I could go on and on but basically I began to not like Autumn. I wasn’t comfortable nor did I feel safe in her. She stayed in the garage more and more and I questioned the folly of purchasing her to begin with. After all, if I only needed a vehicle to go back and forth to church (which is less than a mile away) and to weekly grocery and/or trips to Walmart, why would Steve’s old 4-Runner not suffice? Besides, since I have lost over 35 pounds, she was much easier to get in and out of. Why not just keep Lily (the 4-Runner) and let Autumn find a new home?
Oh sure, at first I thought of trading her in and car shopped for a couple of days--days that showed me clearly how much I really did NOT need a new vehicle. The Lord used this experience to temper me, to teach me forbearance, and to show me that my pride had once again been an issue in my life. So, long story short, we sold Autumn. I claim Lily now as “mine” and I am content.

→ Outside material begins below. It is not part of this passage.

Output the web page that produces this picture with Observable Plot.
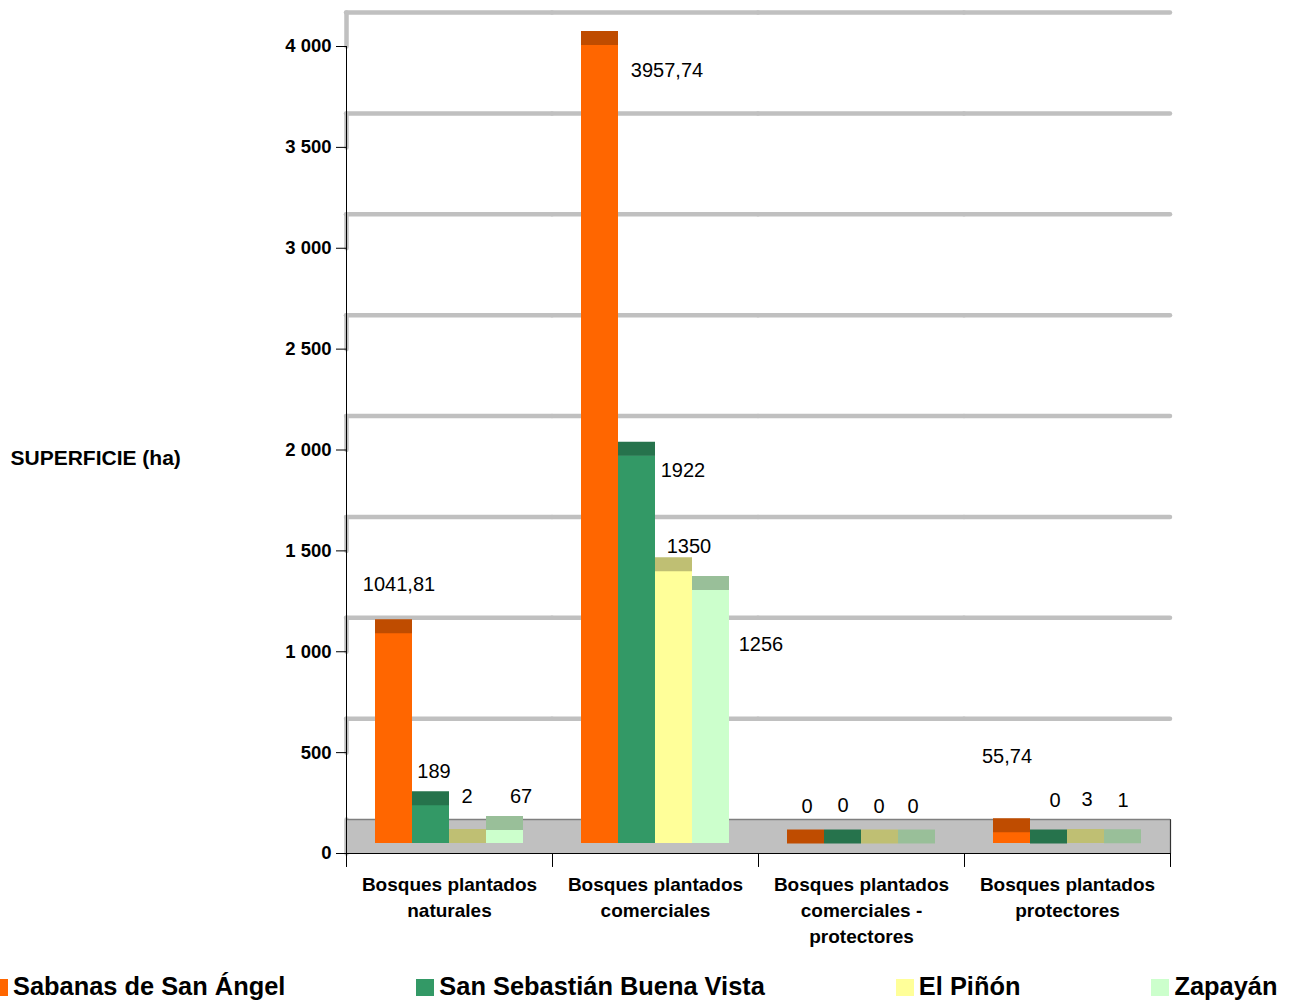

Content. What a nice word! What a nice place to be in. As I continue learning and growing in my walk with Christ, my prayer is that whatever state I am in, whatever circumstances arise, and whatever my needs are, my prayer is that I will be content in Christ. Not in possessions, nor in dreams, nor in labels. In Christ. In Christ alone. I’m not there yet but watch for me, friends. My arrival is at hand, I can just feel it! “A tranquil heart is life to the body” states Proverbs 14:30. May I rest in this promise is my hope!
Let’s pray!
Dear Lord, thank You! My heart is content with my place in this world right now. No, I am not completely satisfied and there is still so much I want to accomplish. However, Lord, with Your help and Your guidance, my wants are now starting to line up more with the plans You have for me. I am not striving against the pricks like I once did. Because of You and Your gentle lessons, I am learning to be content. Thank You! May the continued lessons show me to be a willing and approved student is my prayer, asked in the name of Jesus Christ my Lord and my Saviour. Amen!